At Barnard College, we have a course "Theoretical Foundations of Political
Economy" that we teach as a required sophomore level course taken often at
the same time students are taking "Intermediate Micro" or "Intermediate
Macro". Different people teach the course in different ways, which means
they include different authors and focus on different themes, but always
the course focuses on reading primary texts in more or less their entirety.
Students write three papers throughout the course.
In general, we find that the course works best when it covers relatively
few authors in some depth. That way students can see better the
interrelationship of different bits of economic theory and how that
interrelationship changes over time. Always there is a lot of Smith
(origin of classical econ) and a lot of Marx (last great classical econ).

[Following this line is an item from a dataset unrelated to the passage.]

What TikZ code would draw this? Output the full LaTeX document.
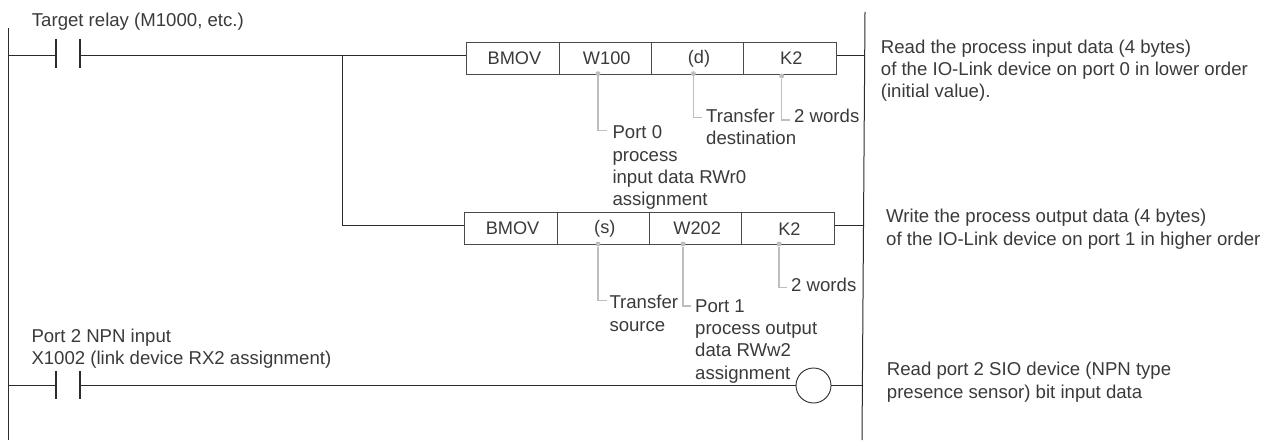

Some people do a Smith to Marx course, doing Malthus and Ricardo in the
middle. Most, though, try to get to the twentieth century in some way or
another.
I have always done a Smith, Marx, Keynes course, but probably that is
because I am mostly interested in growth, distribution, and money. More
important from a pedagogical perspective, I have always supplemented the
main texts (WoN, Capital, GT) with appropriate works of economic history
(Braudel's Wheels of Commerce, Polanyi's Great Transformation, Chandler's
Visible Hand) in order to present the texts as attempts to theorize the
three great economic revolutions (commercial revolution, industrial
revolution, managerial revolution).
My biggest regret about the course I most recently taught is its excessive
European focus. Maybe next time I teach it I will ditch Keynes and
substitute Irving Fisher and Thorstein Veblen. Maybe I will even use Henry
George Poverty and Progress briefly as a predecessor, because he connects
so well with Ricardo and Marx.
Admittedly, Roy, this doesn't get us very far into the twentieth century,
less far in fact than Keynes! Maybe it leads in a useful direction
however, at least for American audiences?
We are just this year mounting our first upper level elective history of
thought course, which will be mainly 20th century starting with the
neoclassicals. In my opinion, if you have only one course, it should be
mainly about the classical period, because of the greater contrast with
what students will be learning in their intermediate theory courses, not to
mention historical perspective. Sorry about that, Roy!